Für die 64% der Algerier, die unterhalb der Armutsgrenze leben und nicht auf dem Lande vom Familienverband aufgefangen werden können, sind die staatlichen Wohnungsbauprogramme die einzige Hoffnung. Die soziale Spannung, die so entsteht, ist in den Städten überall spürbar. Jedes Gespräch, welches man als Ausländer im Alltag führt (Taxifahrer, Friseur, Bäcker, Bank etc.), endet spätestens nach fünf Minuten in eine Empörung über die Wirtschaftsmisere und die katastrophale soziale Lage.
Die rund 70 000 Wohnungen, die pro Jahr gebaut werden, reichen bei weitem nicht aus, um den Fehlbestand auszugleichen.
Wenn, wie in diesem Fall, die in Algerien übliche Korruption noch dazu kommt, wird die bereits gespannte soziale Lage zum Sprengstoff. Die Gewerkschaft UGTA sieht die Gefahr einer sozialen Explosion und sperrt sich deshalb gegen weitere Privatisierungen. Die Schließung von rund 2 000 staatlichen Unternehmen in den letzten Jahren hat ca. 400 000 Menschen auf die Straße gesetzt. Die offizielle Arbeitslosenrate liegt bei rund 30%. Davon sollen rund 80% zwischen 20 und 30 Jahren sein. Berücksichtigen muß man zusätzlich, daß die Mehrzahl der Frauen weder berufstätig ist noch eine Arbeit nachfragt. Ansonsten gelänge man zu ganz anderen Zahlen. Die Tatsache, daß nur 10% der Jungakademiker nach ihrem Abschluß einen Beruf finden, läßt die Auswanderungswelle wie auch den sozialen Druck steigen. Die hohe Arbeitslosigkeit zuzüglich der sozialen Altlasten aus der Zeit der Einheitspartei FLN machen es jederzeit wieder möglich, daß gewalttätige Proteste entflammen.
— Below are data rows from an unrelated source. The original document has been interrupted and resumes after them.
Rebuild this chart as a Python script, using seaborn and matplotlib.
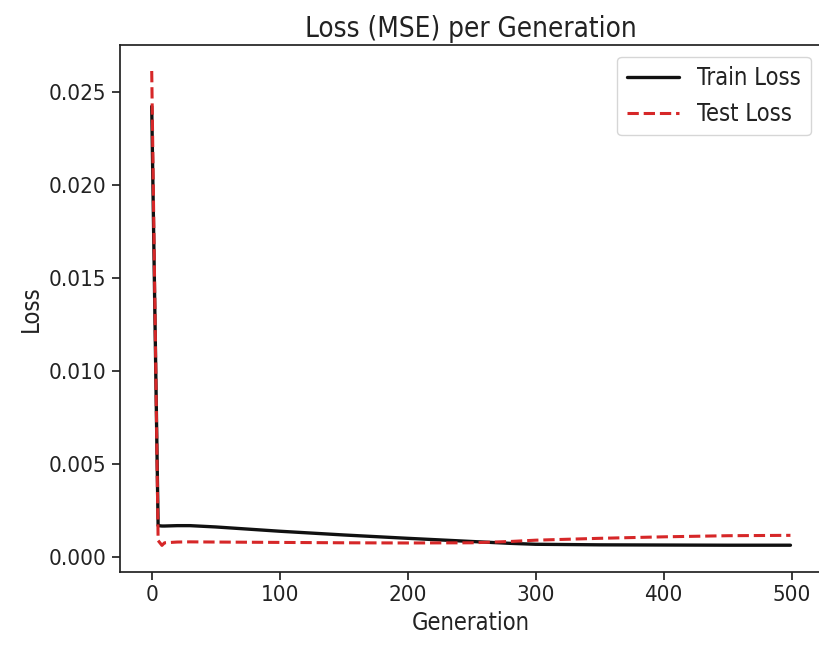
import matplotlib
matplotlib.use("Agg")
import matplotlib.pyplot as plt
import pandas as pd
import seaborn as sns

sns.set_theme(style="ticks")
plt.rcParams["font.family"] = ["DejaVu Sans"]
plt.rcParams["font.stretch"] = "condensed"
plt.rcParams["text.color"] = "#222222"
plt.rcParams["axes.labelcolor"] = "#222222"
plt.rcParams["xtick.color"] = "#222222"
plt.rcParams["ytick.color"] = "#222222"

generation = [0, 5, 8, 10, 20, 30, 50, 100, 150, 200, 250, 280, 300, 350, 400, 450, 499]
train_loss = [0.0242, 0.0017, 0.00168, 0.00168, 0.00170, 0.00170, 0.00163, 0.00140, 0.00120,
              0.00102, 0.00085, 0.00075, 0.00070, 0.00067, 0.00066, 0.00065, 0.00065]
test_loss = [0.0261, 0.0009, 0.00064, 0.00078, 0.00082, 0.00083, 0.00082, 0.00080, 0.00078,
             0.00077, 0.00078, 0.00085, 0.00092, 0.00102, 0.00110, 0.00116, 0.00118]

df = pd.DataFrame({"Generation": generation, "Train": train_loss, "Test": test_loss})

fig = plt.figure(figsize=(8.2, 6.51), dpi=100)
ax = fig.add_axes([0.146, 0.121, 0.857, 0.81])
sns.lineplot(data=df, x="Generation", y="Train", ax=ax, color="#111111", linewidth=2.4,
             label="Train Loss")
sns.lineplot(data=df, x="Generation", y="Test", ax=ax, color="#d62728", linewidth=2.2,
             linestyle="--", label="Test Loss")
ax.set_xlim(-25, 524)
ax.set_ylim(-0.0008, 0.0275)
ax.set_title("Loss (MSE) per Generation", fontsize=20)
ax.set_xlabel("Generation", fontsize=17)
ax.set_ylabel("Loss", fontsize=17)
ax.tick_params(labelsize=16, length=6)
ax.legend(loc="upper right", fontsize=17, handlelength=2.2)
for s in ax.spines.values():
    s.set_visible(True)
    s.set_color("#222222")
fig.savefig("out.png", dpi=100)
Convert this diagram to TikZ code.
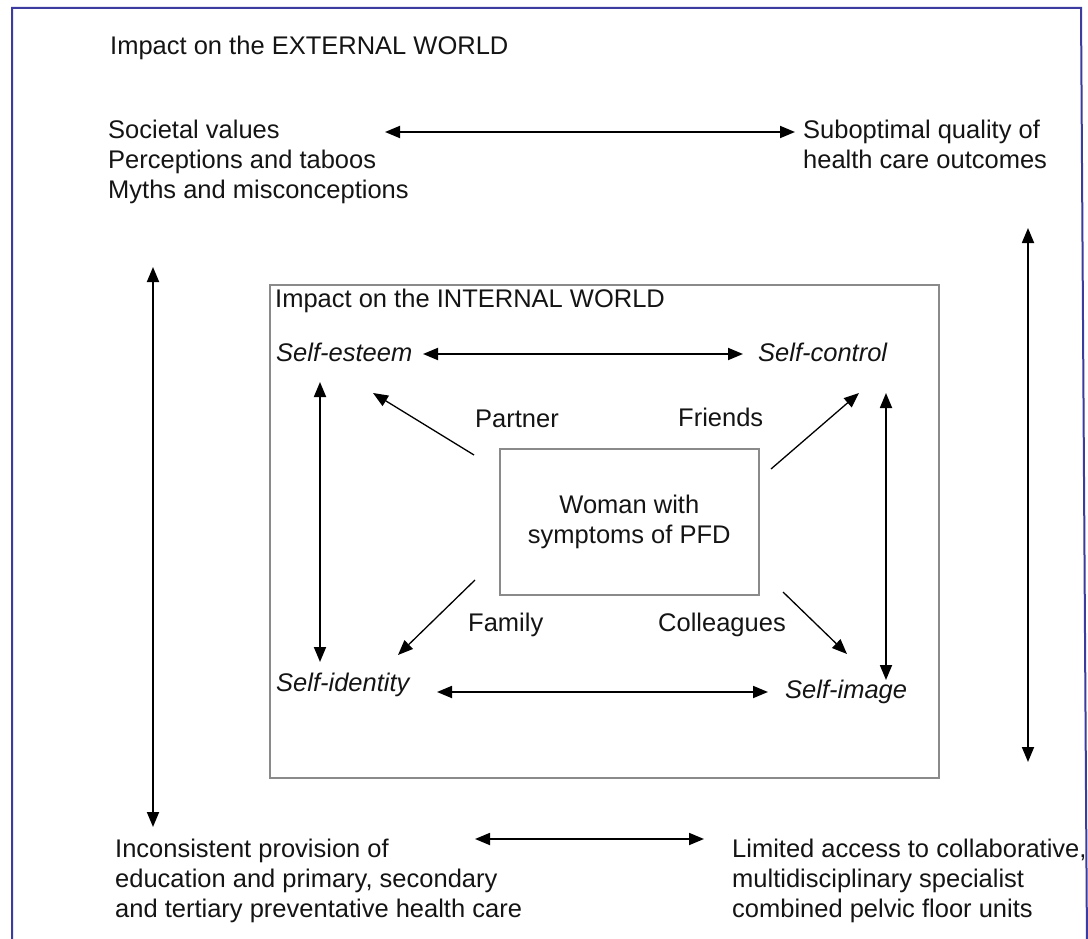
\documentclass[tikz,border=0pt]{standalone}
\usepackage{fontspec}
\setmainfont{Liberation Sans}
\usetikzlibrary{arrows.meta}
\definecolor{framec}{HTML}{3C3CA0}
\definecolor{boxgrey}{HTML}{8A8A8A}
\tikzset{
  txt/.style={anchor=base west, inner sep=0pt, font=\fontsize{25.5}{30}\selectfont, text=black!92},
  itxt/.style={txt, font=\fontsize{25.5}{30}\selectfont\itshape},
  tip/.style={Triangle[length=15pt,width=12pt]},
  dbl/.style={line width=1.8pt, {Triangle[length=15pt,width=12pt]}-{Triangle[length=15pt,width=12pt]}},
  sgl/.style={line width=1.3pt, -{Triangle[length=15pt,width=12pt]}},
  greybox/.style={draw=boxgrey, line width=1.6pt}
}
\begin{document}
\begin{tikzpicture}[x=1pt,y=-1pt]
\useasboundingbox (0,0) rectangle (1088,939);
\begin{scope}
\clip (0,0) rectangle (1088,939);
\draw[framec, line width=2pt] (12,948) -- (12,8) -- (1081,8) -- (1087,948);
\end{scope}

% boxes
\node[greybox, minimum width=669pt, minimum height=493pt, anchor=north west, inner sep=0pt] (inner) at (269,284) {};
\node[greybox, minimum width=259pt, minimum height=146pt, anchor=north west, inner sep=0pt] (centre) at (499,448) {};
\node[align=center, font=\fontsize{25.5}{30}\selectfont, text=black!92, inner sep=0pt] (woman) at (centre.center) {Woman with\\symptoms of PFD};

% external texts
\node[txt] (ext) at (110,55) {Impact on the EXTERNAL WORLD};
\node[txt] (soc) at (108,139) {\begin{tabular}[t]{@{}l@{}}Societal values\\Perceptions and taboos\\Myths and misconceptions\end{tabular}};
\node[txt] (sub) at (803,139) {\begin{tabular}[t]{@{}l@{}}Suboptimal quality of\\health care outcomes\end{tabular}};
\node[txt] (inc) at (115,857) {\begin{tabular}[t]{@{}l@{}}Inconsistent provision of\\education and primary, secondary\\and tertiary preventative health care\end{tabular}};
\node[txt] (lim) at (732,857) {\begin{tabular}[t]{@{}l@{}}Limited access to collaborative,\\multidisciplinary specialist\\combined pelvic floor units\end{tabular}};

% internal texts
\node[txt] (int) at (275,307) {Impact on the INTERNAL WORLD};
\node[itxt] (sest) at (276,361) {Self-esteem};
\node[itxt] (sctl) at (758,361) {Self-control};
\node[itxt] (sid) at (276,691) {Self-identity};
\node[itxt] (simg) at (785,698) {Self-image};
\node[txt] (partner) at (475,427) {Partner};
\node[txt] (friends) at (678,426) {Friends};
\node[txt] (family) at (468,631) {Family};
\node[txt] (coll) at (658,631) {Colleagues};

% arrow end points
\coordinate (eTL) at (385,132);  \coordinate (eTR) at (795,132);
\coordinate (eRT) at (1028,228); \coordinate (eRB) at (1028,762);
\coordinate (eLT) at (153,267);  \coordinate (eLB) at (153,827);
\coordinate (eBL) at (475,839);  \coordinate (eBR) at (704,839);
\coordinate (iTL) at (423,354);  \coordinate (iTR) at (743,354);
\coordinate (iBL) at (437,692);  \coordinate (iBR) at (768,692);
\coordinate (iLT) at (320,382);  \coordinate (iLB) at (320,662);
\coordinate (iRT) at (886,393);  \coordinate (iRB) at (886,680);
\coordinate (pT) at (474,455);   \coordinate (pH) at (373,393);
\coordinate (fT) at (771,469);   \coordinate (fH) at (859,393);
\coordinate (faT) at (475,580);  \coordinate (faH) at (398,655);
\coordinate (cT) at (783,592);   \coordinate (cH) at (847,654);

\draw[dbl] (eTL) -- (eTR);
\draw[dbl] (eRT) -- (eRB);
\draw[dbl] (eLT) -- (eLB);
\draw[dbl] (eBL) -- (eBR);
\draw[dbl] (iTL) -- (iTR);
\draw[dbl] (iBL) -- (iBR);
\draw[dbl] (iLT) -- (iLB);
\draw[dbl] (iRT) -- (iRB);
\draw[sgl] (pT) -- (pH);
\draw[sgl] (fT) -- (fH);
\draw[sgl] (faT) -- (faH);
\draw[sgl] (cT) -- (cH);
\end{tikzpicture}
\end{document}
Die Gefahr sozialer Eruptionen dürfte langfristig größer sein, als die islamistische Gefahr. Ausdruck der verzweifelten Situation ist auch das Ansteigen der Selbstmordrate in Algerien. Für ein islamisches Land, in dem Selbstmord normalerweise fast nicht existent ist, ist dies ein bedeutsamer Vorgang. Die Perspektivlosigkeit großer Teile der Bevölkerung lassen Depressionen in Algerien zur Volkskrankheit werden. Unabhängig von den politischen Implikationen nagt die soziale Situation an der gesellschaftlichen Substanz.
Die Regierung befindet sich in einer Zwickmühle, da zur Verbesserung der Lage radikale Wirtschaftsreformen notwendig sind, diese wiederum aber zuerst zur Verschärfung der sozialen Lage beitragen. Um die sozialen Härten abzufedern hat die Regierung kein Geld. Sollte der Ölpreis einbrechen, würde dies sofort zu einer Haushaltskatastrophe in Algerien führen, da die Einnahmen zu 95% aus dem Erdölgeschäft kommen.
Die Ereignisse um die Wohnungsvergabe zeigen, dass sich die Geduld der Bevölkerung auch langsam dem Ende neigen dürfte. Desillusioniert durch die unterschiedlichsten Ideologien seit der Unabhängigkeit beginnt nun auch das Vertrauen in Bouteflika zu schwinden. Seit seiner Amtsübernahme im Mai 1999 und der Regierungsbildung im Januar 2000 bewegt sich nicht viel in Algerien. Die Regierungsumbildung vom 26.08.2000 ist sicherlich auch Ausdruck dieses Zustandes. Ob der Regierungsumbildung und dem massiven Besuchseinsatz des Präsidenten im Lande nach den Wohnungsprotesten auch durchgreifende Maßnahmen folgen werden, bleibt abzuwarten.
Soll die Lage nicht explodieren, muß die Regierung durch Handeln Hoffnung kreieren. Dies dürfte nicht leicht sein, da die soziale Krise viele junge Algerier schon ihr ganzes Leben begleitet und durch die Jahre des islamistischen Terrors seit 1992 mit rund 100 000 Toten und schätzungsweise 20 Mrd. US Dollar Kriegsschäden noch einmal gesteigert wurde. Nach den bereits erlebten Traumatisierungen des Bürgerkrieges, von denen weite Teile der Gesellschaft betroffen sind, werden die Entlassungen durch die Privatisierung für viele wie ein weiteres soziales Erdbeben erlebt.